Pour terminer, il m’interrogea longuement sur l’Empereur Guillaume, sur son caractère, sur ses dispositions récentes, sur ses véritables sentiments à l’égard de la France, etc… Puis il me confia le motif de cet interrogatoire minutieux :

— J’ai un conseil à vous demander… Le Prince de Monaco a fait savoir à mon collègue de la Chambre, X…, que l’Empereur Guillaume serait heureux de s’entretenir avec lui, cet été, aux régates de Kiel. X… est disposé à s’y rendre… Ne croyez-vous pas que cet entretien pourrait détendre la situation ?

— Je ne le crois aucunement. C’est toujours le même jeu… L’Empereur Guillaume couvrira X… de fleurs ; il lui protestera que son plus fervent désir, son unique pensée est d’obtenir l’amitié, l’amour même de la France et il le comblera d’égards. Il se donnera ainsi, aux yeux du monde, l’apparence du souverain le plus pacifique, le plus inoffensif, le plus conciliant. Notre opinion publique et X… tout le premier se laisseront séduire par ces beaux dehors. Pendant ce temps-là, vous serez, vous, aux prises avec les réalités officielles de la diplomatie allemande, avec ses procédés systématiques d’intransigeance et de vexation…

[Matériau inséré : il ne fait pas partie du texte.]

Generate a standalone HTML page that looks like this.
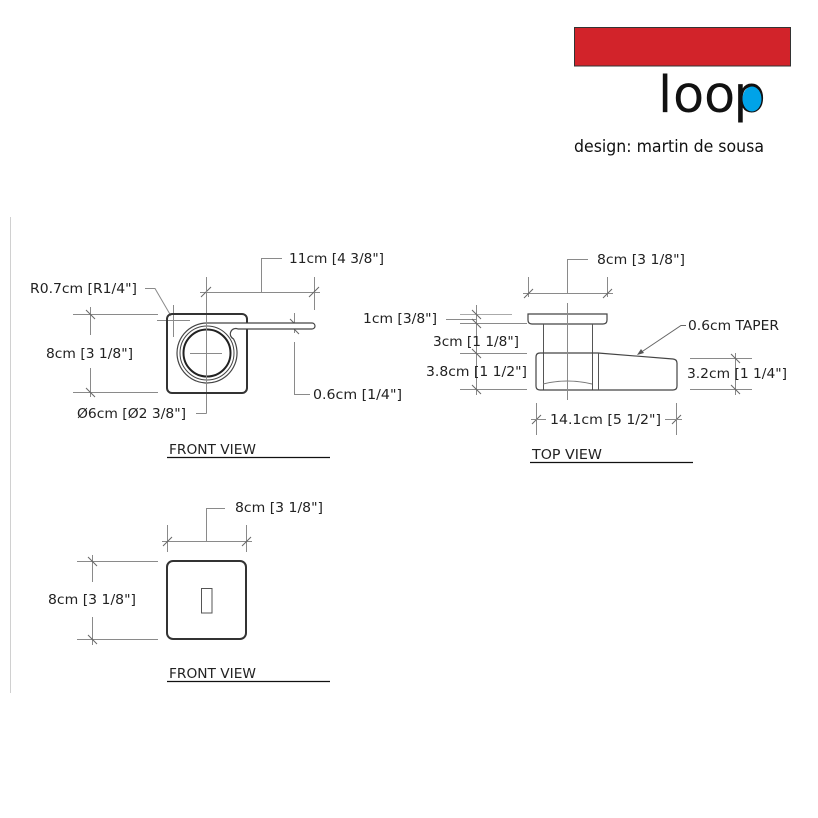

— Vous avez raison. Je dissuaderai X… d’aller à Kiel. Comme il semblait n’avoir plus rien à me dire, je lui demandai ses instructions pour la visite du Président de la République à l’Empereur Nicolas. Puis je pris congé de lui.

Le 26 juin, je rentrai à Saint-Pétersbourg.

Maintenant, je n’ai plus qu’à laisser parler mon Journal. Les notes qui le composent furent écrites quotidiennement ; celles qui ont trait à la politique sont, en quelque sorte, certifiées par ma correspondance officielle.

On ne s’étonnera pas si des motifs de convenance et de discrétion m’ont souvent obligé à remplacer les noms de personnes par des initiales fictives.